In some states, a disabled individual over age 65 is entitled to transfer assets to a pooled trust and then be immediately eligible for Medicaid. In other states, the transfer must be made before the disabled individual attains the age of 66.
Medicaid law governing trusts is designed to prevent disabled individuals qualifying for benefits while still retaining full control over their assets. A third party, however, is still free to plan with his own assets and either give them outright to a disabled individual or tie them up and restrict them in trust as he sees fit. Accordingly, trusts which are created by a third party with the third party’s own assets to benefit a beneficiary who is on Medicaid have their own separate rules and treatment.
Generally, a properly drafted third-party, discretionary trust is not countable as an asset available to the beneficiary receiving Supplemental Security Income (SSI) and/or Medicaid benefits. Such a trust must be created by a party other than the SSI/Medicaid beneficiary, must not receive any assets belonging to the beneficiary, and must be restricted (not accessible or available) to the beneficiary. The operative principle is whether the trust assets or income are available to the beneficiary. If appropriate trust language is used (and the appropriate language varies from state to state), Medicaid will not treat the resources in the trust as a countable resource. Typically, a third-party trust provides that the trustee is given unfettered discretion to distribute (or not to distribute) principal or income for the benefit of the disabled beneficiary. Often, the trustee is directed only to make distributions for the “supplemental” or “special” needs of the beneficiary or as long as the distributions do not disqualify the beneficiary from governmental benefits. Frequently the trustee will be specifically prohibited from making distributions which provide the beneficiary with food or shelter (the two disqualifying categories under SSI and Medicaid regulations). There is no requirement that the trustee be so restricted, however; it may be preferable in most cases to permit the trustee to make the decision to make distributions which reduce or even eliminate public benefits in cases where the availability of trust resources is more important than continued eligibility for SSI and Medicaid.

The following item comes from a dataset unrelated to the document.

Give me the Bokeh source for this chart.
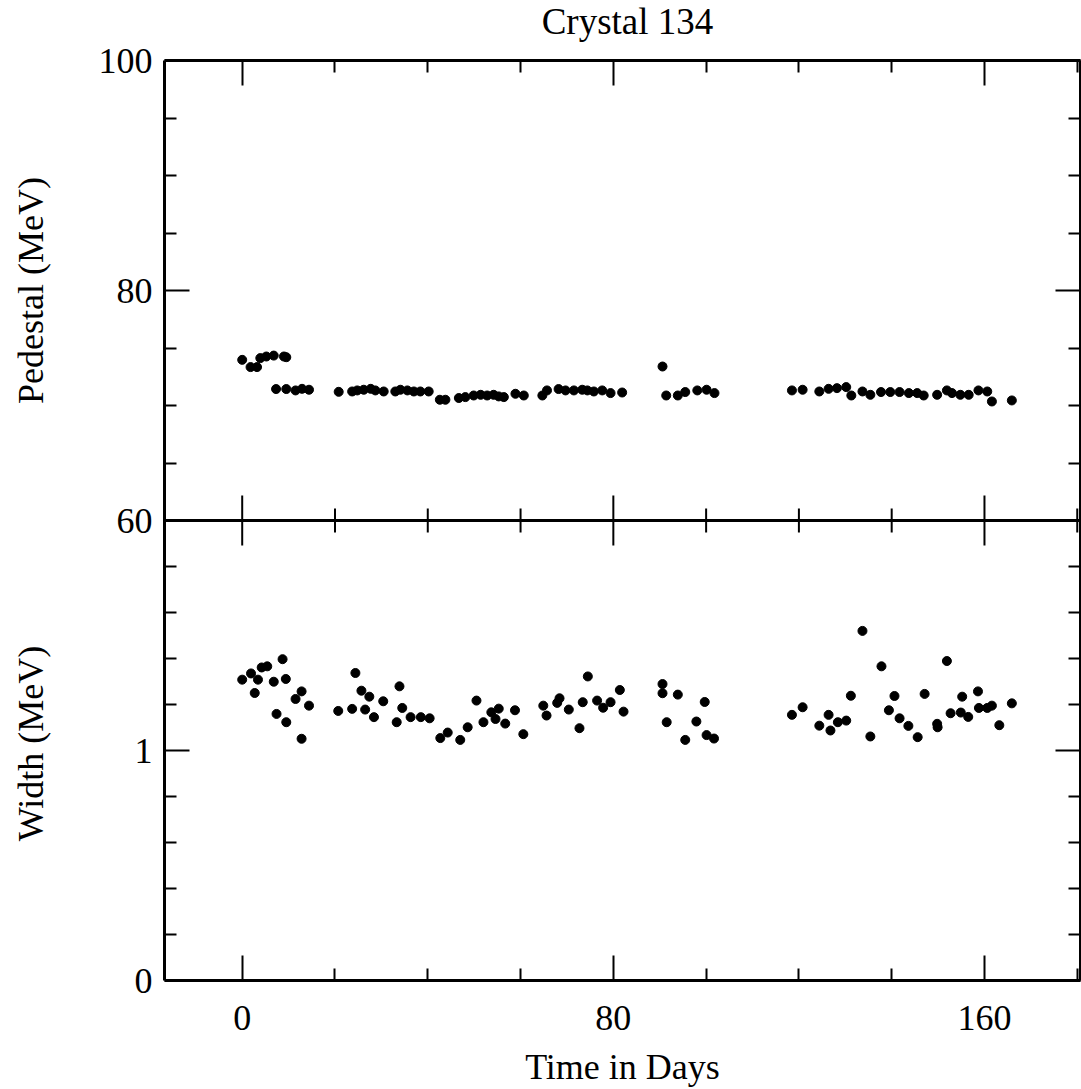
import math
from bokeh.plotting import figure
from bokeh.layouts import row, column
from bokeh.models import Range1d, LinearAxis, FixedTicker, Span
from bokeh.core.properties import value
from bokeh.embed import file_html
from bokeh.resources import INLINE

# ---------------- texts ----------------
title_text = "Crystal 134"
x_label = "Time in Days"
ped_label = "Pedestal (MeV)"
width_label = "Width (MeV)"

# ---------------- ticks ----------------
x_major = [0, 80, 160]
x_minor = [20, 40, 60, 100, 120, 140, 180]
ped_major = [60, 80, 100]
ped_minor = [65, 70, 75, 85, 90, 95]
width_major = [0, 1]
width_minor = [0.2, 0.4, 0.6, 0.8, 1.2, 1.4, 1.6, 1.8]

# ---------------- data ----------------
ped_days = [0, 1.8, 3.2, 3.9, 5.2, 6.8, 9.0, 9.5, 7.3, 9.5, 11.5, 12.9, 14.4,
            20.8, 23.7, 24.8, 26.2, 27.7, 28.7, 30.5, 33.0, 34.1, 35.6, 37.0,
            38.4, 40.2, 42.6, 43.8, 46.7, 48.1, 49.9, 51.4, 52.8, 54.2, 55.3,
            56.4, 58.9, 60.7, 64.7, 65.7, 68.2, 69.7, 71.5, 73.3, 74.4, 75.8,
            77.6, 79.4, 81.9,
            90.6, 91.4, 93.9, 95.5, 98.1, 100.1, 101.8,
            118.5, 120.8, 124.4, 126.4, 128.2, 130.2, 131.3, 133.7, 135.4,
            137.7, 139.7, 141.7, 143.7, 145.5, 146.9, 149.8, 151.9, 153.0,
            154.8, 156.6, 158.7, 160.6, 161.6, 165.9]
ped_values = [73.97, 73.34, 73.34, 74.12, 74.26, 74.34, 74.26, 74.20, 71.43,
              71.43, 71.31, 71.45, 71.37, 71.19, 71.22, 71.31, 71.37, 71.45,
              71.31, 71.22, 71.22, 71.37, 71.31, 71.22, 71.22, 71.22, 70.50,
              70.50, 70.65, 70.73, 70.87, 70.93, 70.87, 70.93, 70.79, 70.73,
              71.02, 70.87, 70.87, 71.31, 71.43, 71.31, 71.31, 71.37, 71.31,
              71.22, 71.31, 71.08, 71.13,
              73.39, 70.87, 70.87, 71.17, 71.31, 71.37, 71.08,
              71.31, 71.37, 71.22, 71.45, 71.51, 71.60, 70.87, 71.22, 70.93,
              71.17, 71.17, 71.17, 71.08, 71.08, 70.87, 70.93, 71.31, 71.08,
              70.93, 70.93, 71.31, 71.22, 70.35, 70.44]

width_days = [0, 1.9, 3.4, 2.7, 4.2, 5.4, 6.8, 8.7, 9.4, 7.4, 9.5, 11.5, 12.8,
              14.4, 12.8, 20.7, 23.7, 24.4, 25.7, 26.5, 27.4, 28.4, 30.4, 33.3,
              33.9, 34.5, 36.3, 38.5, 40.4, 42.7, 44.3, 47.0, 48.6, 50.5, 52.0,
              53.7, 54.6, 55.3, 56.7, 58.8, 60.6, 64.9, 65.6, 67.9, 68.4, 70.4,
              72.7, 73.4, 74.5, 76.5, 77.8, 79.4, 81.4, 82.2,
              90.6, 90.6, 91.5, 93.9, 95.5, 97.9, 99.7, 100.1, 101.7,
              118.5, 120.8, 124.4, 126.4, 126.8, 128.4, 130.2, 131.2, 133.7,
              135.4, 137.8, 139.4, 140.6, 141.7, 143.6, 145.6, 147.1, 149.8,
              149.9, 151.9, 152.7, 154.9, 155.2, 156.5, 158.6, 158.8, 160.6,
              161.6, 163.2, 165.9]
width_values = [1.308, 1.335, 1.308, 1.250, 1.361, 1.366, 1.299, 1.397, 1.311,
                1.159, 1.123, 1.224, 1.257, 1.195, 1.051, 1.172, 1.181, 1.337,
                1.260, 1.178, 1.234, 1.145, 1.214, 1.123, 1.279, 1.185, 1.145,
                1.145, 1.140, 1.054, 1.078, 1.046, 1.101, 1.217, 1.123, 1.166,
                1.137, 1.182, 1.117, 1.175, 1.071, 1.195, 1.152, 1.207, 1.227,
                1.178, 1.097, 1.210, 1.322, 1.217, 1.186, 1.210, 1.263, 1.169,
                1.289, 1.249, 1.123, 1.243, 1.046, 1.126, 1.211, 1.067, 1.052,
                1.155, 1.188, 1.108, 1.155, 1.087, 1.123, 1.130, 1.238, 1.520,
                1.061, 1.366, 1.175, 1.237, 1.140, 1.107, 1.058, 1.246, 1.116,
                1.101, 1.389, 1.162, 1.165, 1.234, 1.146, 1.257, 1.185, 1.185,
                1.195, 1.110, 1.205]

FONT = "Liberation Serif"
FS = "36px"
W_TOTAL, H_TOTAL = 1081, 1089
TITLE_H = 42          # strip holding the title
TOP, BOTTOM = 18, 107  # borders of the plotting area below the title strip
SIDE_W = 60
MAIN_H = H_TOTAL - TITLE_H

# primary y range: width panel occupies 0..2 (lower half); upper half 2..4
y_range = Range1d(0, 4)
ped_range = Range1d(20, 100)       # ped 60 sits on primary 2, ped 100 on primary 4
x_range = Range1d(-16.75, 180.7)


def ped_to_primary(v):
    f = (v - ped_range.start) / (ped_range.end - ped_range.start)
    return y_range.start + f * (y_range.end - y_range.start)


boundary = ped_to_primary(ped_major[0])


def bare(fig):
    fig.outline_line_color = None
    fig.background_fill_color = "white"
    fig.border_fill_color = "white"


# ---------- title strip ----------
tfig = figure(width=W_TOTAL, height=TITLE_H, x_range=Range1d(0, W_TOTAL),
              y_range=Range1d(0, TITLE_H), output_backend="svg", toolbar_location=None,
              x_axis_type=None, y_axis_type=None,
              min_border_left=0, min_border_right=0, min_border_top=0, min_border_bottom=0)
bare(tfig)
tfig.text(x=[627], y=[TITLE_H - 21], text=[title_text], text_align="center",
          text_baseline="middle", text_font=value(FONT), text_font_size="37px",
          text_color="black")

# ---------- side strip carrying the two rotated y titles ----------
side = figure(width=SIDE_W, height=MAIN_H, x_range=Range1d(0, SIDE_W), y_range=y_range,
              output_backend="svg", toolbar_location=None,
              x_axis_type=None, y_axis_type=None,
              min_border_left=0, min_border_right=0,
              min_border_top=TOP, min_border_bottom=BOTTOM)
side.extra_y_ranges = {"ped": ped_range}
bare(side)
side.text(x=[30], y=[80], text=[ped_label], y_range_name="ped", angle=math.pi / 2,
          text_align="center", text_baseline="middle",
          text_font=value(FONT), text_font_size=FS, text_color="black")
side.text(x=[30], y=[1.03], text=[width_label], angle=math.pi / 2,
          text_align="center", text_baseline="middle",
          text_font=value(FONT), text_font_size=FS, text_color="black")

# ---------- main plot ----------
p = figure(width=W_TOTAL - SIDE_W, height=MAIN_H, x_range=x_range, y_range=y_range,
           output_backend="svg", toolbar_location=None,
           x_axis_type=None, y_axis_type=None,
           min_border_left=164 - SIDE_W, min_border_right=1,
           min_border_top=TOP, min_border_bottom=BOTTOM)
p.extra_y_ranges = {"ped": ped_range}
bare(p)

y_ticks = width_major + [ped_to_primary(v) for v in ped_major]
y_minor = width_minor + [ped_to_primary(v) for v in ped_minor]
overrides = {float(t): str(t) for t in width_major}
overrides.update({float(ped_to_primary(v)): str(v) for v in ped_major})


def style(ax, labels=True):
    ax.axis_line_width = 3
    ax.axis_line_color = "black"
    ax.major_tick_in = 25
    ax.major_tick_out = 0
    ax.minor_tick_in = 12
    ax.minor_tick_out = 0
    ax.major_tick_line_width = 2
    ax.minor_tick_line_width = 2
    ax.major_tick_line_color = "black"
    ax.minor_tick_line_color = "black"
    ax.major_label_text_font = FONT
    if labels:
        ax.major_label_text_font_size = FS
        ax.major_label_text_color = "black"
    else:
        ax.major_label_text_font_size = "0px"
        ax.major_label_text_color = None
        ax.major_label_standoff = 0


left = LinearAxis(ticker=FixedTicker(ticks=y_ticks, minor_ticks=y_minor),
                  major_label_overrides=overrides)
style(left)
left.major_label_standoff = 12
p.add_layout(left, "left")

right = LinearAxis(ticker=FixedTicker(ticks=y_ticks, minor_ticks=y_minor))
style(right, labels=False)
p.add_layout(right, "right")

bottom = LinearAxis(ticker=FixedTicker(ticks=x_major, minor_ticks=x_minor),
                    axis_label=x_label)
style(bottom)
bottom.major_label_standoff = 25
bottom.axis_label_text_font = FONT
bottom.axis_label_text_font_size = FS
bottom.axis_label_text_font_style = "normal"
bottom.axis_label_text_color = "black"
bottom.axis_label_standoff = 14
p.add_layout(bottom, "below")

top = LinearAxis(ticker=FixedTicker(ticks=x_major, minor_ticks=x_minor))
style(top, labels=False)
p.add_layout(top, "above")

# divider between the two panels, with ticks pointing both ways
p.add_layout(Span(location=boundary, dimension="width", line_color="black", line_width=3))
p.scatter(x=x_major, y=[boundary] * len(x_major), marker="dash", size=50,
          angle=math.pi / 2, line_color="black", line_width=2)
p.scatter(x=x_minor, y=[boundary] * len(x_minor), marker="dash", size=24,
          angle=math.pi / 2, line_color="black", line_width=2)

# data
p.scatter(ped_days, ped_values, y_range_name="ped", size=9, color="black")
p.scatter(width_days, width_values, size=9, color="black")

layout = column(tfig, row(side, p, spacing=0), spacing=0)
open("out.html", "w").write(file_html(layout, INLINE))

A third-party special needs trust should not be drafted as a general support trust or mandate distribution of current income to the beneficiary. In such a case, the trust can be deemed to be “available” and can disqualify the beneficiary from Medicaid. The Medicaid beneficiary should not be given any power to revoke the trust or direct the trustee to make distributions to the beneficiary. The trust can be revocable by the third-party settlor. This means that a parent can fund a trust for a disabled child with the parent’s assets and give it a test run, revoking it later and re-acquiring the assets if the parent decides that it is not serving its purpose. Finally, the third-party trust does not need to include a D-4 “payback” provision reimbursing the State for the medical assistance of the beneficiary upon the beneficiary’s death.